Die heute in Tel Aviv lebende und 1923 in Prag geborene Bondy sagte am Freitag der KNA, es sei für sie keine einfache Entscheidung gewesen, der Einladung zu folgen und dem Papst "an der Stelle von sechs Millionen Toten" die Hand zu schütteln. Da das Ereignis "für den Staat Israel und für die Gedenkstätte Jad Vaschem sehr wichtig" sei, habe sie zugestimmt. Sie wisse noch nicht, ob sie dem Papst etwas sagen werde: "Ich will erst einmal hören, was er während der Zeremonie sagt."

Bondy war während der NS-Zeit in Theresienstadt, Auschwitz und in Lagern bei Hamburg interniert. Bei ihrer Befreiung in Bergen-Belsen 1945 wog sie nur noch 39 Kilo und litt an Typhus. Die Autorin verschiedener Bücher veröffentlichte 1997 eine Autobiografie, die auf Deutsch unter dem Titel "Mehr Glück als Verstand" erschien.

Der 1939 in Warschau geborene und heute in Haifa lebende Dan Landsberg sagte der KNA: "Ich habe viele Schicksalsschläge hinter mir, und so wollte es das Schicksal, dass ich ausgewählt wurde, den Papst zu treffen." Benedikt XVI. sei keine "normale Person, sondern steht an der Spitze einer ganzen Kirche". Er werde schauen, so Landsberg, ob er "etwas sagen werde".

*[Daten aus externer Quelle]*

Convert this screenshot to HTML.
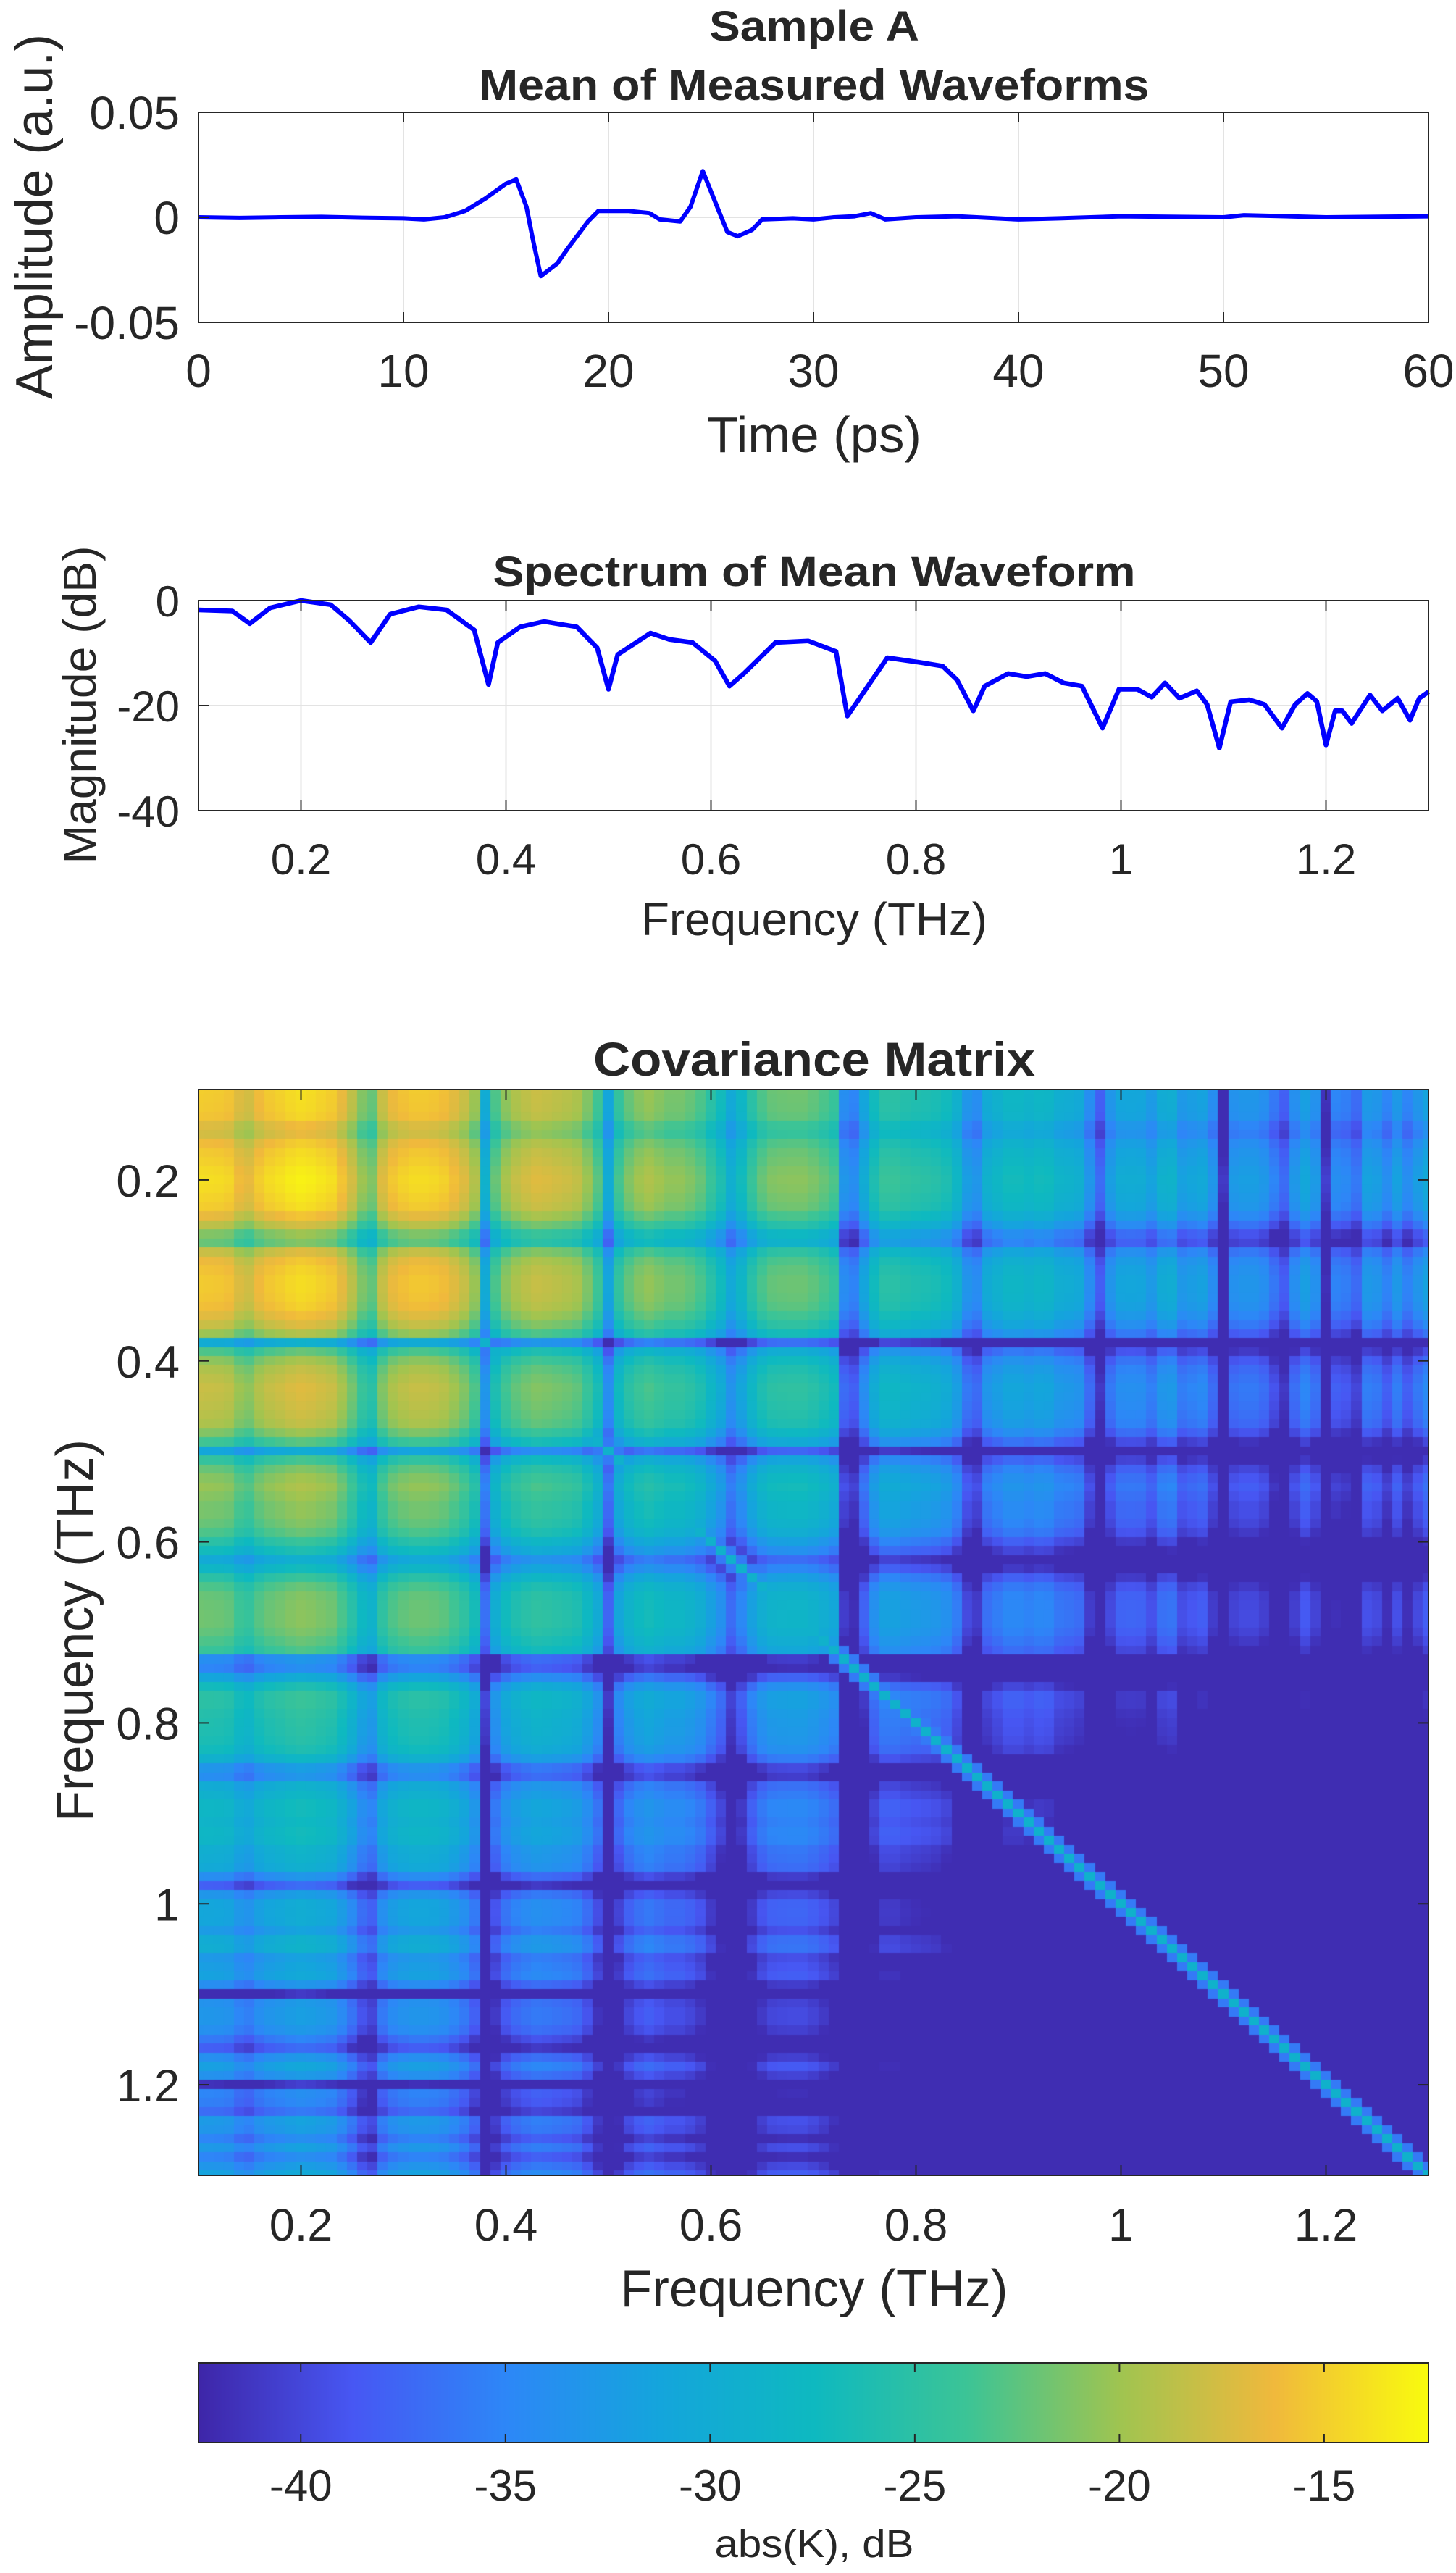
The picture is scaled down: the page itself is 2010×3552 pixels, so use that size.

Am Abend: Interreligiöser Dialog
Vor dem Besuch in Jad Vaschem absolvierte der Papst eine Höflichkeitsvisite im Präsidentenpalais. Abends ist eine Begegnung mit Organisationen für den interreligiösen Dialog geplant. Mit den Exponenten der islamischen und jüdischen Gemeinschaft - dem Großmufti von Jerusalem und den beiden Oberrabbinern - will Benedikt XVI. bei eigenen Terminen am Dienstag zusammenkommen. Den Papst und die Bewohner der Jerusalemer Altstadt erwarten in den kommenden Tagen strenge Sicherheitsvorkehrungen.